Records with drawing code:
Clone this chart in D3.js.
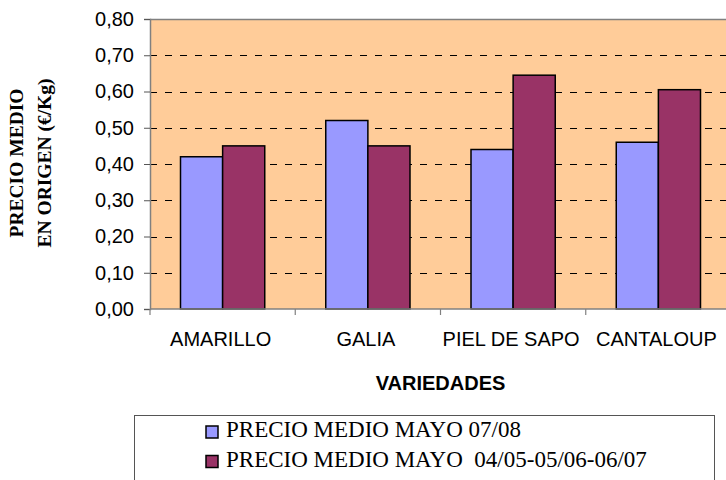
<!DOCTYPE html>
<html>
<head>
<meta charset="utf-8">
<script src="https://cdn.jsdelivr.net/npm/d3@7"></script>
<style>
  body { margin: 0; background: #fff; }
  svg { display: block; }
</style>
</head>
<body>
<div id="chart"></div>
<script>
const categories = ['AMARILLO', 'GALIA', 'PIEL DE SAPO', 'CANTALOUP'];
const seriesNames = ['PRECIO MEDIO MAYO 07/08', 'PRECIO MEDIO MAYO  04/05-05/06-06/07'];
const precio0708 = [0.42, 0.52, 0.44, 0.46];
const precioMedia = [0.45, 0.45, 0.645, 0.605];
const yTicks = [0, 0.1, 0.2, 0.3, 0.4, 0.5, 0.6, 0.7, 0.8];
const colors = ['#9999ff', '#993366'];

function drawChart(selector) {
  const width = 726;
  const height = 480;
  const plot = { left: 150, top: 19, right: 731, bottom: 309 };

  const svg = d3.select(selector).append('svg')
    .attr('width', width)
    .attr('height', height);

  const x = d3.scaleBand()
    .domain(categories)
    .range([plot.left, plot.right])
    .paddingInner(0.42)
    .paddingOuter(0.21);

  const x1 = d3.scaleBand()
    .domain([0, 1])
    .range([0, x.bandwidth()]);

  const y = d3.scaleLinear()
    .domain([0, 0.8])
    .range([plot.bottom, plot.top]);

  // plot background
  svg.append('rect')
    .attr('x', plot.left)
    .attr('y', plot.top)
    .attr('width', plot.right - plot.left)
    .attr('height', plot.bottom - plot.top)
    .attr('fill', '#ffcc99');

  // top border
  svg.append('line')
    .attr('x1', plot.left).attr('x2', plot.right)
    .attr('y1', plot.top + 0.5).attr('y2', plot.top + 0.5)
    .attr('stroke', '#808080')
    .attr('stroke-width', 1.5);

  // dashed grid lines
  svg.append('g')
    .selectAll('line')
    .data(yTicks.filter(d => d > 0 && d < 0.8))
    .join('line')
    .attr('x1', plot.left).attr('x2', plot.right)
    .attr('y1', d => Math.round(y(d)) + 0.5)
    .attr('y2', d => Math.round(y(d)) + 0.5)
    .attr('stroke', '#000')
    .attr('stroke-width', 1)
    .attr('stroke-dasharray', '7,8');

  // bars
  const data = categories.map((c, i) => ({ cat: c, values: [precio0708[i], precioMedia[i]] }));
  svg.append('g')
    .selectAll('g')
    .data(data)
    .join('g')
    .attr('transform', d => `translate(${x(d.cat)},0)`)
    .selectAll('rect')
    .data(d => d.values.map((v, k) => ({ k, v })))
    .join('rect')
    .attr('x', d => x1(d.k))
    .attr('y', d => y(d.v))
    .attr('width', x1.bandwidth())
    .attr('height', d => y(0) - y(d.v))
    .attr('fill', d => colors[d.k])
    .attr('stroke', '#000')
    .attr('stroke-width', 1.5);

  // y axis
  const yAxis = svg.append('g')
    .attr('transform', `translate(${plot.left},0)`)
    .call(d3.axisLeft(y).tickValues(yTicks).tickSize(6).tickPadding(10)
      .tickFormat(d => d3.format('.2f')(d).replace('.', ',')));
  yAxis.select('.domain').attr('stroke', '#808080').attr('stroke-width', 1.5);
  yAxis.selectAll('.tick line').attr('stroke', '#555');
  yAxis.selectAll('text')
    .attr('font-family', 'Arial, "Liberation Sans", sans-serif')
    .attr('font-size', 20)
    .attr('fill', '#000');

  // x axis
  svg.append('line')
    .attr('x1', plot.left).attr('x2', plot.right)
    .attr('y1', plot.bottom).attr('y2', plot.bottom)
    .attr('stroke', '#808080')
    .attr('stroke-width', 1.5);

  const step = x.step();
  svg.append('g')
    .selectAll('line')
    .data(d3.range(categories.length + 1))
    .join('line')
    .attr('x1', i => plot.left + i * step)
    .attr('x2', i => plot.left + i * step)
    .attr('y1', plot.bottom)
    .attr('y2', plot.bottom + 6)
    .attr('stroke', '#808080')
    .attr('stroke-width', 1.2);

  svg.append('g')
    .selectAll('text')
    .data(categories)
    .join('text')
    .attr('x', d => x(d) + x.bandwidth() / 2 - 2)
    .attr('y', 346)
    .attr('text-anchor', 'middle')
    .attr('font-family', 'Arial, "Liberation Sans", sans-serif')
    .attr('font-size', 20)
    .text(d => d);

  svg.append('text')
    .attr('x', (plot.left + plot.right) / 2)
    .attr('y', 390)
    .attr('text-anchor', 'middle')
    .attr('font-family', 'Arial, "Liberation Sans", sans-serif')
    .attr('font-weight', 'bold')
    .attr('font-size', 20)
    .text('VARIEDADES');

  // y axis title
  const yTitle = svg.append('text')
    .attr('transform', 'translate(0,163) rotate(-90)')
    .attr('text-anchor', 'middle')
    .attr('font-family', '"Times New Roman", "Liberation Serif", serif')
    .attr('font-weight', 'bold')
    .attr('font-size', 19.5);
  yTitle.append('tspan').attr('x', 0).attr('y', 23).text('PRECIO MEDIO');
  yTitle.append('tspan').attr('x', 0).attr('y', 51).text('EN ORIGEN (€/Kg)');

  // legend
  svg.append('rect')
    .attr('x', 134.5)
    .attr('y', 415.5)
    .attr('width', 580)
    .attr('height', 80)
    .attr('fill', '#fff')
    .attr('stroke', '#555')
    .attr('stroke-width', 1);

  const legend = svg.append('g')
    .selectAll('g')
    .data(seriesNames)
    .join('g')
    .attr('transform', (d, i) => `translate(206,${426 + i * 29.5})`);

  legend.append('rect')
    .attr('width', 12)
    .attr('height', 12)
    .attr('fill', (d, i) => colors[i])
    .attr('stroke', '#000')
    .attr('stroke-width', 1.5);

  legend.append('text')
    .attr('x', 20)
    .attr('y', 11)
    .attr('font-family', '"Times New Roman", "Liberation Serif", serif')
    .attr('font-size', 23)
    .attr('xml:space', 'preserve')
    .style('white-space', 'pre')
    .text(d => d);
}

drawChart('#chart');
</script>
</body>
</html>
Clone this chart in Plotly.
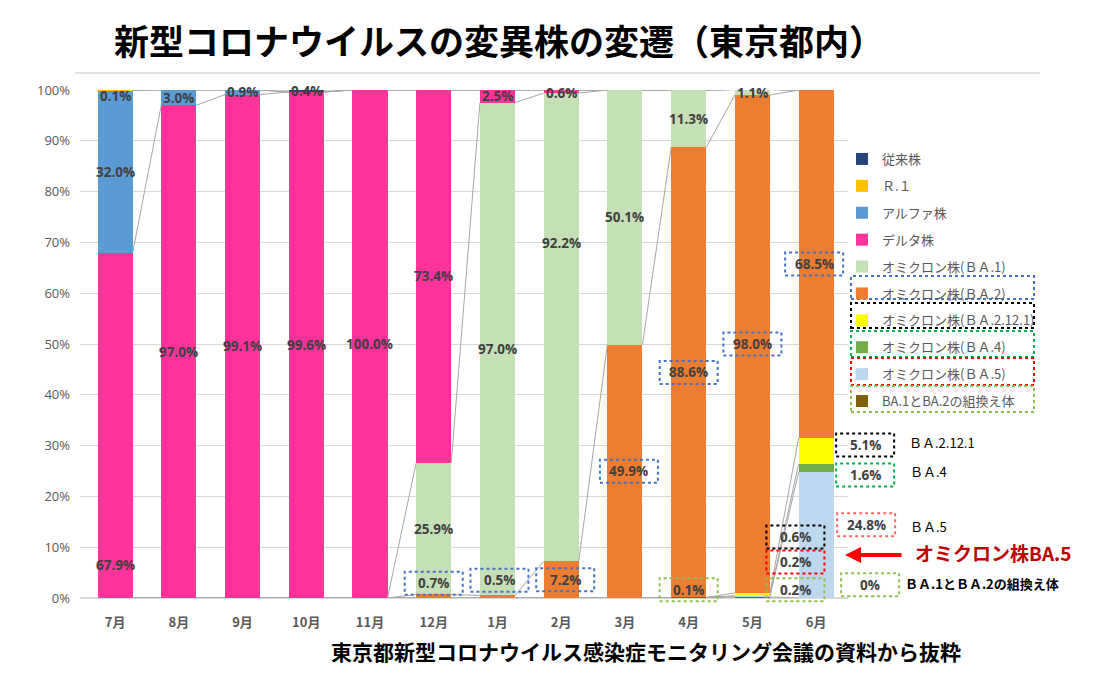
import plotly.graph_objects as go

months = ["7月", "8月", "9月", "10月", "11月", "12月", "1月", "2月", "3月", "4月", "5月", "6月"]

# series, bottom of stack -> top of stack (values in %)
series_names = ["BA.1とBA.2の組換え体", "オミクロン株(ＢＡ.5)", "オミクロン株(ＢＡ.4)",
                "オミクロン株(ＢＡ.2.12.1)", "オミクロン株(ＢＡ.2)", "オミクロン株(ＢＡ.1)",
                "デルタ株", "アルファ株", "Ｒ.１", "従来株"]
recomb = [0, 0, 0, 0, 0, 0, 0, 0, 0, 0.1, 0.2, 0]
ba5 = [0, 0, 0, 0, 0, 0, 0, 0, 0, 0, 0.2, 24.8]
ba4 = [0, 0, 0, 0, 0, 0, 0, 0, 0, 0, 0, 1.6]
ba2121 = [0, 0, 0, 0, 0, 0, 0, 0, 0, 0, 0.6, 5.1]
ba2 = [0, 0, 0, 0, 0, 0.7, 0.5, 7.2, 49.9, 88.6, 98.0, 68.5]
ba1 = [0, 0, 0, 0, 0, 25.9, 97.0, 92.2, 50.1, 11.3, 1.1, 0]
delta = [67.9, 97.0, 99.1, 99.6, 100.0, 73.4, 2.5, 0.6, 0, 0, 0, 0]
alpha = [32.0, 3.0, 0.9, 0, 0, 0, 0, 0, 0, 0, 0, 0]
r1 = [0.1, 0, 0, 0, 0, 0, 0, 0, 0, 0, 0, 0]
conventional = [0, 0, 0, 0.4, 0, 0, 0, 0, 0, 0, 0, 0]
series_values = [recomb, ba5, ba4, ba2121, ba2, ba1, delta, alpha, r1, conventional]
series_colors = ["#7f6000", "#bdd7ee", "#70ad47", "#ffff00", "#ed7d31", "#c5e0b4",
                 "#ff3399", "#5b9bd5", "#ffc000", "#264478"]

right_notes = ["ＢＡ.2.12.1", "ＢＡ.4", "ＢＡ.5", "<b>ＢＡ.1とＢＡ.2の組換え体</b>"]
title_text = "新型コロナウイルスの変異株の変遷（東京都内）"
footer_text = "東京都新型コロナウイルス感染症モニタリング会議の資料から抜粋"
callout_text = "オミクロン株BA.5"

# ---------------- geometry helpers ----------------
W, H = 1102, 679
ML, MR, MT, MB = 80, 254, 90, 81
XR = [-0.55, 11.5]
PW, PH = W - ML - MR, H - MT - MB
PXU = PW / (XR[1] - XR[0])          # px per category unit
PXP = PH / 100.0                    # px per percent
BW = 0.55


def pxx(px):
    return (px - ML) / PW


def pxy(py):
    return (H - MB - py) / PH


def dxp(xd):
    return (xd - XR[0]) / (XR[1] - XR[0])


def dyp(yd):
    return yd / 100.0


x_idx = list(range(len(months)))

fig = go.Figure()

# cumulative tops
cum = []
run = [0.0] * len(months)
for vals in series_values:
    run = [a + b for a, b in zip(run, vals)]
    cum.append(run[:])

n = len(series_names)
for k, (name, vals, col) in enumerate(zip(series_names, series_values, series_colors)):
    fig.add_trace(go.Bar(x=x_idx, y=vals, name=name, marker=dict(color=col, line=dict(width=0)),
                         width=BW, legendgroup=f"g{k}", legendrank=n - k))

# series lines (Excel-like)
lx, ly = [], []
for tops in cum:
    for i in range(len(months) - 1):
        lx += [i + BW / 2, i + 1 - BW / 2, None]
        ly += [tops[i], tops[i + 1], None]
fig.add_trace(go.Scatter(x=lx, y=ly, mode="lines", line=dict(color="#a6a6a6", width=1),
                         showlegend=False, hoverinfo="skip"))

# ---------------- data labels ----------------
S_RC, S_B5, S_B4, S_B21, S_B2, S_B1, S_D, S_A, S_R, S_C = range(10)

# (month, series, y override in % or None=center, dx px, box color)
label_specs = [
    (0, S_D, 6.5, 0, None), (0, S_A, None, 0, None), (0, S_R, 98.8, 0, None),
    (1, S_D, None, 0, None), (1, S_A, None, 0, None),
    (2, S_D, None, 0, None), (2, S_A, 99.6, 0, None),
    (3, S_D, None, 0, None), (3, S_C, 99.9, 0, None),
    (4, S_D, None, 0, None),
    (5, S_B2, 2.9, 0, "#4472c4"), (5, S_B1, None, 0, None), (5, S_D, None, 0, None),
    (6, S_B2, 3.5, 2, "#4472c4"), (6, S_B1, None, 0, None), (6, S_D, None, 0, None),
    (7, S_B2, None, 4, "#4472c4"), (7, S_B1, 69.9, 0, None), (7, S_D, 99.4, 0, None),
    (8, S_B2, None, 4, "#4472c4"), (8, S_B1, None, 0, None),
    (9, S_RC, 1.6, 0, "#8fbf4f"), (9, S_B2, None, 0, "#4472c4"), (9, S_B1, None, 0, None),
    (10, S_RC, 1.6, 43, "#8fbf4f"), (10, S_B5, 7.1, 43, "#ff0000"),
    (10, S_B21, 12.0, 43, "#000000"), (10, S_B2, None, 0, "#4472c4"), (10, S_B1, 99.4, 0, None),
    (11, S_RC, 2.6, 54, "#8fbf4f"), (11, S_B5, 14.4, 50, "#ff6666"),
    (11, S_B4, 24.2, 49, "#00b050"), (11, S_B21, 30.1, 49, "#000000"),
    (11, S_B2, None, -2, "#4472c4"),
]

annotations = []
shapes = []
for m, s, yo, dx, bc in label_specs:
    v = series_values[s][m]
    top = cum[s][m]
    yc = top - v / 2 if yo is None else yo
    xc = m + dx / PXU
    txt = "0%" if v == 0 else f"{v:.1f}%"
    annotations.append(dict(x=dxp(xc), y=dyp(yc), xref="paper", yref="paper", text=f"<b>{txt}</b>",
                            showarrow=False, xanchor="center", yanchor="middle",
                            font=dict(family="Open Sans, Liberation Sans, sans-serif", size=13.5,
                                      color="#404040")))
    if bc:
        hw, hh = 29 / PXU, 11.5 / PXP
        shapes.append(dict(type="rect", xref="paper", yref="paper", x0=dxp(xc - hw), x1=dxp(xc + hw),
                           y0=dyp(yc - hh), y1=dyp(yc + hh),
                           line=dict(color=bc, width=2, dash="dot"), fillcolor="rgba(0,0,0,0)"))

# dotted boxes around legend items (BA.2, BA.2.12.1, BA.4, BA.5, recombinant)
legend_boxes = [("#4472c4", 276, 299), ("#000000", 303, 328), ("#00b050", 331, 357),
                ("#ff0000", 358, 385), ("#8fbf4f", 386, 412)]
for c, y0, y1 in legend_boxes:
    shapes.append(dict(type="rect", xref="paper", yref="paper", x0=pxx(851), x1=pxx(1034),
                       y0=pxy(y1), y1=pxy(y0), line=dict(color=c, width=2, dash="dot"),
                       fillcolor="rgba(0,0,0,0)"))

# line under the title
shapes.append(dict(type="line", xref="paper", yref="paper", x0=pxx(75), x1=pxx(1040),
                   y0=pxy(73), y1=pxy(73), line=dict(color="#d9d9d9", width=1.5)))

# right-side notes
note_pos = [(907, 442), (908, 471), (908, 526), (903, 583)]
for t, (px, py) in zip(right_notes, note_pos):
    annotations.append(dict(x=pxx(px), y=pxy(py), xref="paper", yref="paper", text=t,
                            showarrow=False, xanchor="left", yanchor="middle",
                            font=dict(family="Noto Sans CJK JP", size=13, color="#000000")))

# callout
annotations.append(dict(x=pxx(913), y=pxy(552), xref="paper", yref="paper",
                        text=f"<b>{callout_text}</b>", showarrow=False, xanchor="left",
                        yanchor="middle", font=dict(family="Noto Sans CJK JP", size=19, color="#c00000")))
annotations.append(dict(x=pxx(845), y=pxy(555), xref="paper", yref="paper", text="",
                        showarrow=True, ax=58, ay=0, arrowhead=2, arrowsize=0.8, arrowwidth=4,
                        arrowcolor="#ff0000"))

# title & footer
annotations.append(dict(x=pxx(499), y=pxy(40), xref="paper", yref="paper",
                        text=f"<b>{title_text}</b>", showarrow=False, xanchor="center", yanchor="middle",
                        font=dict(family="Noto Sans CJK JP", size=35, color="#000000")))
annotations.append(dict(x=pxx(646), y=pxy(651), xref="paper", yref="paper",
                        text=f"<b>{footer_text}</b>", showarrow=False, xanchor="center", yanchor="middle",
                        font=dict(family="Noto Sans CJK JP", size=21, color="#000000")))

fig.update_layout(
    width=W, height=H, autosize=False,
    margin=dict(l=ML, r=MR, t=MT, b=MB, pad=0),
    paper_bgcolor="white", plot_bgcolor="white",
    barmode="stack", bargap=0,
    showlegend=True,
    legend=dict(x=pxx(842), y=pxy(144), xanchor="left", yanchor="top",
                traceorder="grouped", tracegroupgap=7,
                font=dict(family="Noto Sans CJK JP", size=13, color="#595959"),
                bgcolor="rgba(0,0,0,0)", itemwidth=30),
    xaxis=dict(range=XR, tickvals=x_idx, ticktext=[f"<b>{m}</b>" for m in months],
               showgrid=False, zeroline=False, showline=False, ticks="", ticklabelstandoff=15,
               tickfont=dict(family="Noto Sans CJK JP", size=13, color="#595959")),
    yaxis=dict(range=[0, 100], tickvals=list(range(0, 101, 10)),
               ticktext=[f"{v}%" for v in range(0, 101, 10)],
               showgrid=True, gridcolor="#d9d9d9", gridwidth=1, zeroline=True,
               zerolinecolor="#d9d9d9", showline=False, ticks="", ticklabelstandoff=9,
               tickfont=dict(family="Open Sans, sans-serif", size=13, color="#595959")),
    annotations=annotations, shapes=shapes,
    font=dict(family="Noto Sans CJK JP"),
)

fig.write_html("out.html", config={"displayModeBar": False},
               post_script="document.body.style.margin='0px';")
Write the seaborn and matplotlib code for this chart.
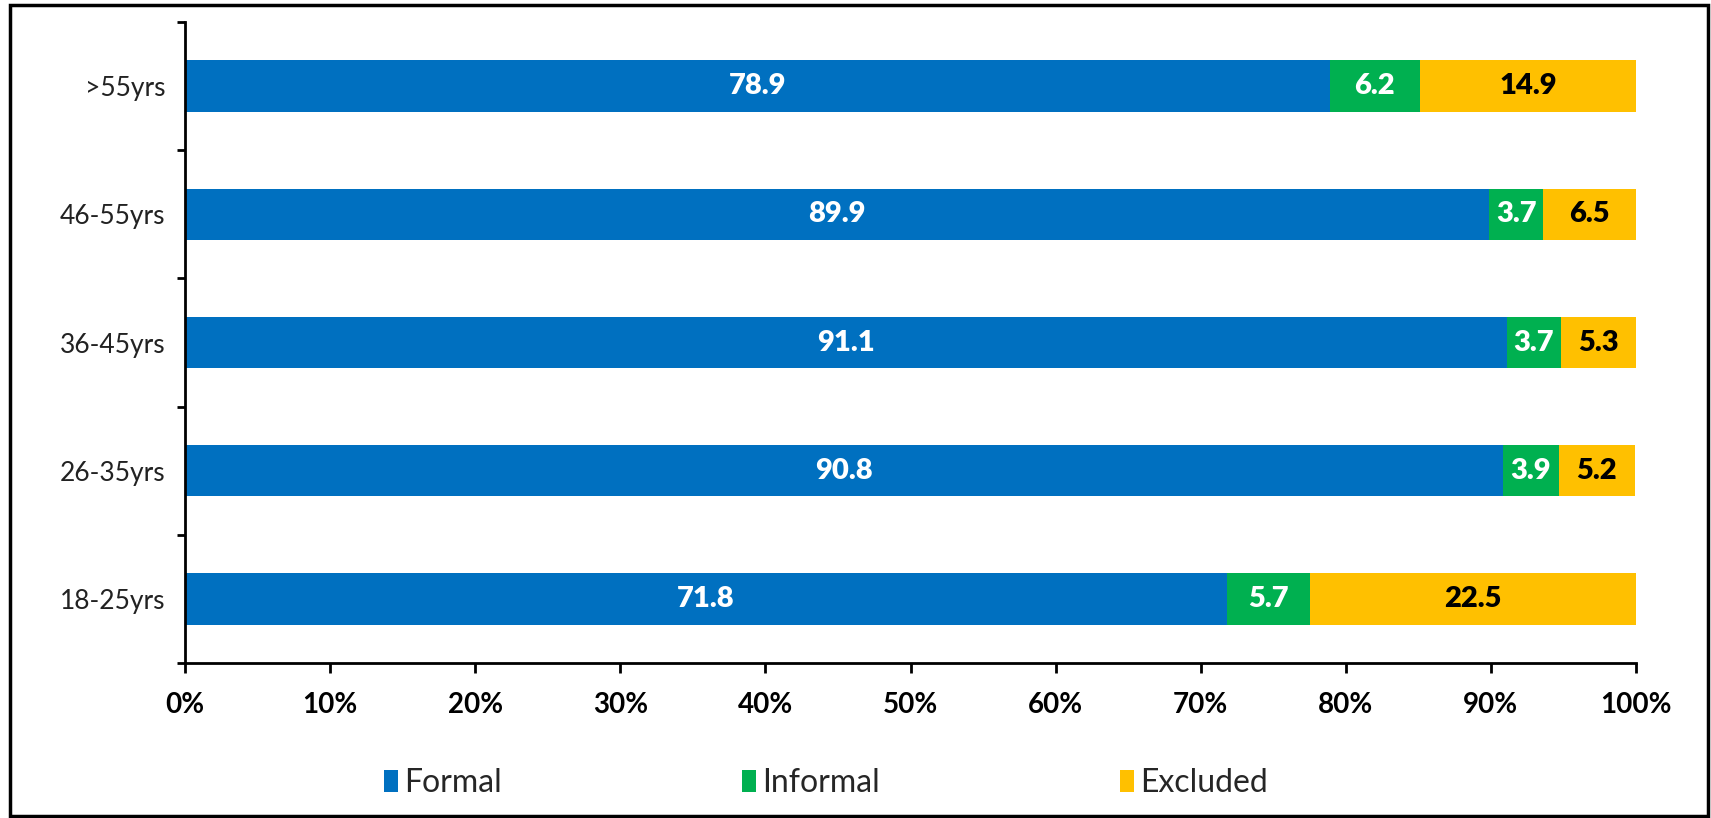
import matplotlib
matplotlib.use("Agg")
import matplotlib.pyplot as plt
from matplotlib.patches import Rectangle, Patch
from matplotlib.ticker import FixedLocator, FuncFormatter
import numpy as np
import pandas as pd
import seaborn as sns

# Age groups, top to bottom
age_groups = [">55yrs", "46-55yrs", "36-45yrs", "26-35yrs", "18-25yrs"]
formal = [78.9, 89.9, 91.1, 90.8, 71.8]
informal = [6.2, 3.7, 3.7, 3.9, 5.7]
excluded = [14.9, 6.5, 5.3, 5.2, 22.5]

series_names = ["Formal", "Informal", "Excluded"]
series_colors = ["#0070C0", "#00B050", "#FFC000"]
label_colors = ["white", "white", "black"]
x_ticks = [0, 10, 20, 30, 40, 50, 60, 70, 80, 90, 100]

sns.set_theme(style="white")
plt.rcParams["font.family"] = ["Lato", "DejaVu Sans"]

df = pd.DataFrame({
    "group": age_groups,
    "Formal": formal,
    "Informal": informal,
    "Excluded": excluded,
})
df["cum_formal"] = df["Formal"]
df["cum_informal"] = df["Formal"] + df["Informal"]
df["cum_excluded"] = df["Formal"] + df["Informal"] + df["Excluded"]

fig = plt.figure(figsize=(17.11, 8.18), dpi=100)
ax = fig.add_axes([185 / 1711, 1 - 663 / 818, (1636 - 185) / 1711, (663 - 22) / 818])

# Layered bars: widest (cumulative) first so each segment shows its own share
for col, color in zip(["cum_excluded", "cum_informal", "cum_formal"],
                      series_colors[::-1]):
    sns.barplot(data=df, y="group", x=col, order=age_groups, orient="y",
                color=color, width=0.4, saturation=1, ax=ax, errorbar=None,
                linewidth=0, edgecolor="none")

# Segment labels centred in each piece
for i in range(len(age_groups)):
    starts = [0, formal[i], formal[i] + informal[i]]
    vals = [formal[i], informal[i], excluded[i]]
    for s, v, c in zip(starts, vals, label_colors):
        ax.text(min(s + v / 2, (s + 100) / 2), i, f"{v:.1f}", ha="center", va="center",
                color=c, fontsize=21, fontweight="heavy")

ax.set_xlim(0, 100)
ax.set_ylim(len(age_groups) - 0.5, -0.5)
ax.set_xlabel("")
ax.set_ylabel("")

ax.xaxis.set_major_locator(FixedLocator(x_ticks))
ax.xaxis.set_major_formatter(FuncFormatter(lambda v, p: f"{int(v)}%"))
ax.tick_params(axis="x", bottom=True, length=7, width=2, direction="out",
               labelsize=20, pad=14, color="black", labelcolor="black")
for lab in ax.get_xticklabels():
    lab.set_fontweight("bold")

ax.yaxis.set_minor_locator(FixedLocator(np.arange(-0.5, len(age_groups), 1.0)))
ax.tick_params(axis="y", which="major", left=False, length=0, labelsize=19,
               pad=14, labelcolor="#222222")
ax.tick_params(axis="y", which="minor", left=True, length=6, width=2,
               direction="out", color="black")

for side in ["top", "right"]:
    ax.spines[side].set_visible(False)
for side in ["left", "bottom"]:
    ax.spines[side].set_color("black")
    ax.spines[side].set_linewidth(2)

handles = [Patch(facecolor=c, edgecolor="none", label=n)
           for n, c in zip(series_names, series_colors)]
fig.legend(handles=handles, loc="center", bbox_to_anchor=(826 / 1711, 1 - 783 / 818),
           ncol=3, frameon=False, fontsize=23, handlelength=0.45, handleheight=0.7,
           handletextpad=0.2, columnspacing=7.5)

# Outer frame around the whole figure
fig.patches.append(Rectangle((10 / 1711, 2 / 818), 1698 / 1711, 811 / 818,
                             transform=fig.transFigure, fill=False,
                             edgecolor="black", linewidth=2.5))

fig.savefig("out.png", dpi=100, facecolor="white")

THE REQUEST: Copy every line of the listing where the word "this" appears.

WRITTEN SOLUTION:
Clone this chart in D3.js.
Clone this chart in Plotly.
Write the seaborn and matplotlib code for this chart.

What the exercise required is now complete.